**MATERIAL SHOWN:**
────────────────
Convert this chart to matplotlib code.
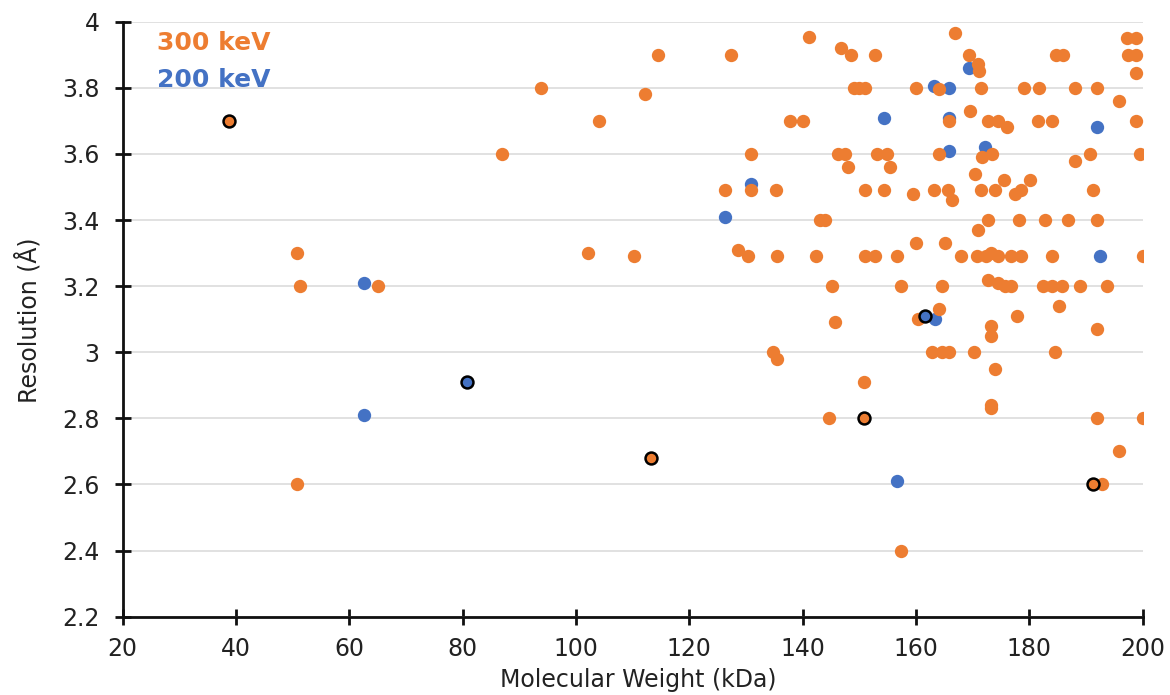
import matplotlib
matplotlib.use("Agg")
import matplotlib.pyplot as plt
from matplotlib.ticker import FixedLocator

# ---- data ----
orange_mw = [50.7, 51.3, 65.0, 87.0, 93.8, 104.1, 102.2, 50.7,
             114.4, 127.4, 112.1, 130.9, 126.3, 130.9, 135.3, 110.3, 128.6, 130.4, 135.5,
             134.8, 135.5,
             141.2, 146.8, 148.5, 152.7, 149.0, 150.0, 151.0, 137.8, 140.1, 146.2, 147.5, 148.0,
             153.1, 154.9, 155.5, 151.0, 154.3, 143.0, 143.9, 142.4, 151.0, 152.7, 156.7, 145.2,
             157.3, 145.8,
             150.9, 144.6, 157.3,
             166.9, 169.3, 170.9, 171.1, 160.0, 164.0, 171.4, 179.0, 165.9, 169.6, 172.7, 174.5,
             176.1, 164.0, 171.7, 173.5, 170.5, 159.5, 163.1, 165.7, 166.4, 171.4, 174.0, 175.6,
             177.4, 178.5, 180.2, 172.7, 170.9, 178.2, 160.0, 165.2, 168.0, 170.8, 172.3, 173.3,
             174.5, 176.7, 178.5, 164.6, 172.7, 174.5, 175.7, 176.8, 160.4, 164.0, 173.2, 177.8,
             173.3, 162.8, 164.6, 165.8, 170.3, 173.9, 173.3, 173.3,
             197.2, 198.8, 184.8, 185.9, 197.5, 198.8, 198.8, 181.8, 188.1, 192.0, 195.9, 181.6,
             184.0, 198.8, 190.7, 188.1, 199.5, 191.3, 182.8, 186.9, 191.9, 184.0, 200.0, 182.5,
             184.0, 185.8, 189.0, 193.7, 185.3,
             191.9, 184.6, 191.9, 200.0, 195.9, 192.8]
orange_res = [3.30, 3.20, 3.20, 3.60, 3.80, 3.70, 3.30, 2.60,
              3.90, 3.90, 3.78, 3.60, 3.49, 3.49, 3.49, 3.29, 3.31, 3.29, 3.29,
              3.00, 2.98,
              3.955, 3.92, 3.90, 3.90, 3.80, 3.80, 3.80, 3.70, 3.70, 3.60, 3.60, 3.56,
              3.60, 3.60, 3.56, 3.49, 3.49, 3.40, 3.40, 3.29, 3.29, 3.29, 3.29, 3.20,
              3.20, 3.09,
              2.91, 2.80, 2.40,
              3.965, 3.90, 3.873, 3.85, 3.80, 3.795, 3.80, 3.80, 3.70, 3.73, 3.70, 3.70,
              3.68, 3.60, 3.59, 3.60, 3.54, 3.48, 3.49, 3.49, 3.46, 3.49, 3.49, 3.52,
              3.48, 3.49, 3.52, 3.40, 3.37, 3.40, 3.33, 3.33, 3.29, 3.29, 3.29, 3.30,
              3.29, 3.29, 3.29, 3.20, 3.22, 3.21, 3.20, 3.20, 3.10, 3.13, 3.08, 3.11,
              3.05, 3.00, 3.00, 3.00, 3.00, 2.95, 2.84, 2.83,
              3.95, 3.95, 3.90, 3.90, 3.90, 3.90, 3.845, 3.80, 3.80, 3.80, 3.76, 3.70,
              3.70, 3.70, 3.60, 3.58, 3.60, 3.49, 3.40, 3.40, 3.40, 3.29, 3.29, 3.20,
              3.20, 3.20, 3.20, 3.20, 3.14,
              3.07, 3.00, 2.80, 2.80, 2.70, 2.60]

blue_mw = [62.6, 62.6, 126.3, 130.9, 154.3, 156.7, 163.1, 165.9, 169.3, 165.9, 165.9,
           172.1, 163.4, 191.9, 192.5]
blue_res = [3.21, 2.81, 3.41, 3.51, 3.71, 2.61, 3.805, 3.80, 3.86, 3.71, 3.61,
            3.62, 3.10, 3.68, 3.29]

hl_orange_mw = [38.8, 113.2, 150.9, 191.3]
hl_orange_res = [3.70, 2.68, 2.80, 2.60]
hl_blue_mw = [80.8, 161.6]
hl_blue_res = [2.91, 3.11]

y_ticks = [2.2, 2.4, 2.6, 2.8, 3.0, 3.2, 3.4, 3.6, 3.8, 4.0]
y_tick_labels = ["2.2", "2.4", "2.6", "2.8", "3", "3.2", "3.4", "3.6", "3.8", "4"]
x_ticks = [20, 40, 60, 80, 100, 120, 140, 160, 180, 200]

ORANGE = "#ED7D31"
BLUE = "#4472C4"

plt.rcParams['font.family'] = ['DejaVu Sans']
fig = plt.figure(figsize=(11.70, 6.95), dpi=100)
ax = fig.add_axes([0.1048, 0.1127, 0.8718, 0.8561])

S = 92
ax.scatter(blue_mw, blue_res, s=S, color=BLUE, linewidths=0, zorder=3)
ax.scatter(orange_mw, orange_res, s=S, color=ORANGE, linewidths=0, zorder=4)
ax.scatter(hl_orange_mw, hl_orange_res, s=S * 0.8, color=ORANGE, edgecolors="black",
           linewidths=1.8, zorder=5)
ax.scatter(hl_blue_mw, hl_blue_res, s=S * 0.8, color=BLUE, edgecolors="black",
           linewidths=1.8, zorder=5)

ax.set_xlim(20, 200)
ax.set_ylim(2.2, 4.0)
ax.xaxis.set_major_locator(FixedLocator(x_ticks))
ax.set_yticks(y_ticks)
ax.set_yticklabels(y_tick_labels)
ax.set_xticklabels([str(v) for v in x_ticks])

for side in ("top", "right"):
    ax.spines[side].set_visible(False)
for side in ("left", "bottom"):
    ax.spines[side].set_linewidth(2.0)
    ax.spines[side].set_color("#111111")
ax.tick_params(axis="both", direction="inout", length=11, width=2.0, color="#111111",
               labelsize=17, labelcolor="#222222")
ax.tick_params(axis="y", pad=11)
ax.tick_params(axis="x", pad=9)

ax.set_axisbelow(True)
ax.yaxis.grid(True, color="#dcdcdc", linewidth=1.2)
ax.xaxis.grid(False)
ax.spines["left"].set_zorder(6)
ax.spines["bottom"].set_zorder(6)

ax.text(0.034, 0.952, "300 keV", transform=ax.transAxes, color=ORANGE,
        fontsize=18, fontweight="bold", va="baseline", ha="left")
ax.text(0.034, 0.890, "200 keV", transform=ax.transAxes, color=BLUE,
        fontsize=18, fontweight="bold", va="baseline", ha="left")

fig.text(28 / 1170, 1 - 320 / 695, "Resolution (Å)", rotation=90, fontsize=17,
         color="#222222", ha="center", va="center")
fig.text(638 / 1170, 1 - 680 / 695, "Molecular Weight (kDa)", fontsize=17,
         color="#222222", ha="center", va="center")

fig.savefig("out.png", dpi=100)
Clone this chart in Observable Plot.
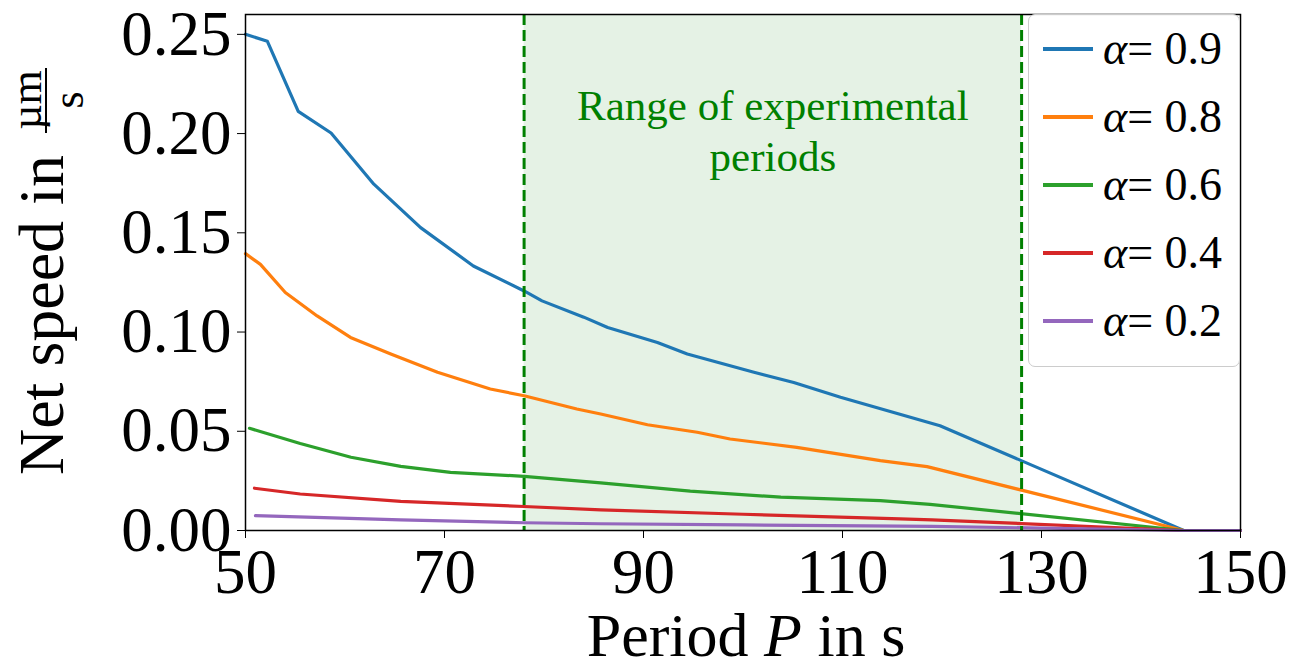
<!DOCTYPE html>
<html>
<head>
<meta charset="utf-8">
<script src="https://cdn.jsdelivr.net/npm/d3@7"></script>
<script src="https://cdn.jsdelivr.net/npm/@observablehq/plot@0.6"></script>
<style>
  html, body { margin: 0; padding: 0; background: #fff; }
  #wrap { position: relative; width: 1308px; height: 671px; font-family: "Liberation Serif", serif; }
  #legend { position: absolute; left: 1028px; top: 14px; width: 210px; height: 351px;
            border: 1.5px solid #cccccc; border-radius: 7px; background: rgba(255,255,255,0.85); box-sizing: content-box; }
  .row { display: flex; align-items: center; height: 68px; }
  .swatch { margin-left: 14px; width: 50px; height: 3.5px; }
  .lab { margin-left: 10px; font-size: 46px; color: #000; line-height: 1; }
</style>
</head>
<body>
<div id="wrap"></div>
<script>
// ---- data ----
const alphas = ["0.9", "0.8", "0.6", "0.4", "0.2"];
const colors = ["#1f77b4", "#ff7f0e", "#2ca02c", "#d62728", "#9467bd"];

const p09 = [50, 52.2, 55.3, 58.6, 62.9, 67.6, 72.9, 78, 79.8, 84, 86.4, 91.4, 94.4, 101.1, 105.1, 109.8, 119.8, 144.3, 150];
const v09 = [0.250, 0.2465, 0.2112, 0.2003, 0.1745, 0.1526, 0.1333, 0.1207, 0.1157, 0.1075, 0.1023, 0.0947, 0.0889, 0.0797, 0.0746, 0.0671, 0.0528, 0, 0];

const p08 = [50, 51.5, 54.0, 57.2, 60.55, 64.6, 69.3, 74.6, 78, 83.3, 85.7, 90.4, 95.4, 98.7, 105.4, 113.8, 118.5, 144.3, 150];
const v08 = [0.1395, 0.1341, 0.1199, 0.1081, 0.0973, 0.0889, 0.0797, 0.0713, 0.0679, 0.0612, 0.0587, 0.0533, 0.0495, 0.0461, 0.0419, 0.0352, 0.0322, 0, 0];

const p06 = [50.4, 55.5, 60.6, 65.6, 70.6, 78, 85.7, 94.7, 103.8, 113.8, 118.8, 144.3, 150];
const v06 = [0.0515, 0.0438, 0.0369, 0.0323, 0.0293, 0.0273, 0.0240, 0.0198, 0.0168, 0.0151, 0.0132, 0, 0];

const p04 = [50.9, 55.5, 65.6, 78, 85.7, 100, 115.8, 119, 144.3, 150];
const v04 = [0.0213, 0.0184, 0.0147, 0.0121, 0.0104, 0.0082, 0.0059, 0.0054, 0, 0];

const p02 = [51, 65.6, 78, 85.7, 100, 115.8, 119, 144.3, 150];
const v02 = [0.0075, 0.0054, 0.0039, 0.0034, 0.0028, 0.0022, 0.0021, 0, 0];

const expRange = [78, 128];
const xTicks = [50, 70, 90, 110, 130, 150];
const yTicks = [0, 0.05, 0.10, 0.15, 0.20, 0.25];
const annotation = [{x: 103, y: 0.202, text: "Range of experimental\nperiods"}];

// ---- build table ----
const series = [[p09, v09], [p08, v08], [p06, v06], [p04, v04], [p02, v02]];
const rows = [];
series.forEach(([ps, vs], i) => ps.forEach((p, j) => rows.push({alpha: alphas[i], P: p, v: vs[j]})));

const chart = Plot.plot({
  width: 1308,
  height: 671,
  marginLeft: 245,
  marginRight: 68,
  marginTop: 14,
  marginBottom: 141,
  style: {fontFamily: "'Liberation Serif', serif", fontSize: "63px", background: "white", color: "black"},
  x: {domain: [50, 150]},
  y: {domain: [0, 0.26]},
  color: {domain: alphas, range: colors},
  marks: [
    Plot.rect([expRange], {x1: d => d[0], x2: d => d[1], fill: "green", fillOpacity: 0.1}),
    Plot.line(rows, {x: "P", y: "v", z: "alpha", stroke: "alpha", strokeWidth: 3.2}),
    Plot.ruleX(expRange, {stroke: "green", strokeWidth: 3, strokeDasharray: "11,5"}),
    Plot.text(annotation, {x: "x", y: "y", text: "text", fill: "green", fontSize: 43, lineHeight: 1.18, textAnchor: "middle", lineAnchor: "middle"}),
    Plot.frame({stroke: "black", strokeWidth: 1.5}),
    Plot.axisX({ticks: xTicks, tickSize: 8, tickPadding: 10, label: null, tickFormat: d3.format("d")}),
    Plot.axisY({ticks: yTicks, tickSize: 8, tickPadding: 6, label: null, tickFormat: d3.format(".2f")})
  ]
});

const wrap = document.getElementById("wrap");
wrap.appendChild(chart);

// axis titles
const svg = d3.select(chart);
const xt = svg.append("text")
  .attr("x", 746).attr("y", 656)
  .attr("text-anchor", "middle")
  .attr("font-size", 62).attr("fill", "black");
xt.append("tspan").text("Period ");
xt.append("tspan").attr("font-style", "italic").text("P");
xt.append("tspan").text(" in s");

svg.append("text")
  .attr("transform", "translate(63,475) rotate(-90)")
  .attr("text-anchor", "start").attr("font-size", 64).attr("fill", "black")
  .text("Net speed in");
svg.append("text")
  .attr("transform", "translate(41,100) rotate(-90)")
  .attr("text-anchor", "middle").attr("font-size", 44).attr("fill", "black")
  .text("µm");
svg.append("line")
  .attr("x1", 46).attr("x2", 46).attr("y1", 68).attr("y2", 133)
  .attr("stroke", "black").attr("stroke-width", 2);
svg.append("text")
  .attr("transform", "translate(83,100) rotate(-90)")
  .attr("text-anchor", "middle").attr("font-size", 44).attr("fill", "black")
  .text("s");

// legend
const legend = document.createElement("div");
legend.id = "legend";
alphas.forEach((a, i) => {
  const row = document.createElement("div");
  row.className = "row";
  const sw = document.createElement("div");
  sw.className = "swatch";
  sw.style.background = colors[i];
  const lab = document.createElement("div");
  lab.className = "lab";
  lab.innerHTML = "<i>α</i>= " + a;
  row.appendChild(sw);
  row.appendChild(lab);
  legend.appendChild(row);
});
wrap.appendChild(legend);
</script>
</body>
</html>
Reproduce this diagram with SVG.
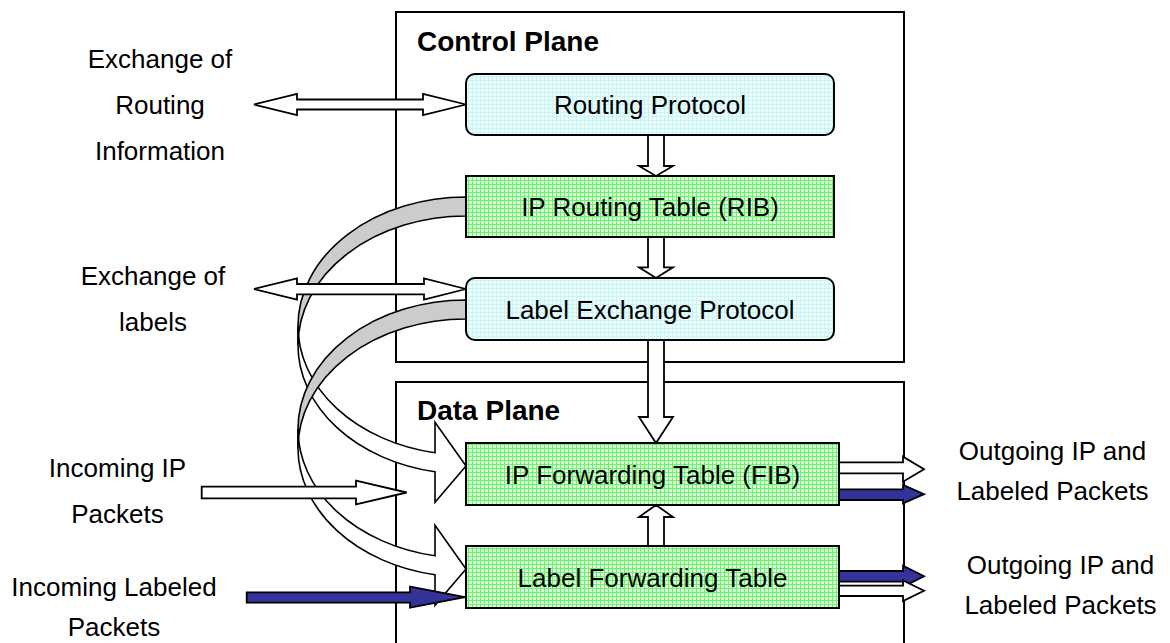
────────────────
**THE TASK:**
Could you repeat exactly the lines from the first one of the records above through the line containing "from matplotlib.ticker import FixedLocator", leaving out any pictures?

**THE REPLY:**
Convert this chart to matplotlib code.
import matplotlib
matplotlib.use("Agg")
import matplotlib.pyplot as plt
from matplotlib.ticker import FixedLocator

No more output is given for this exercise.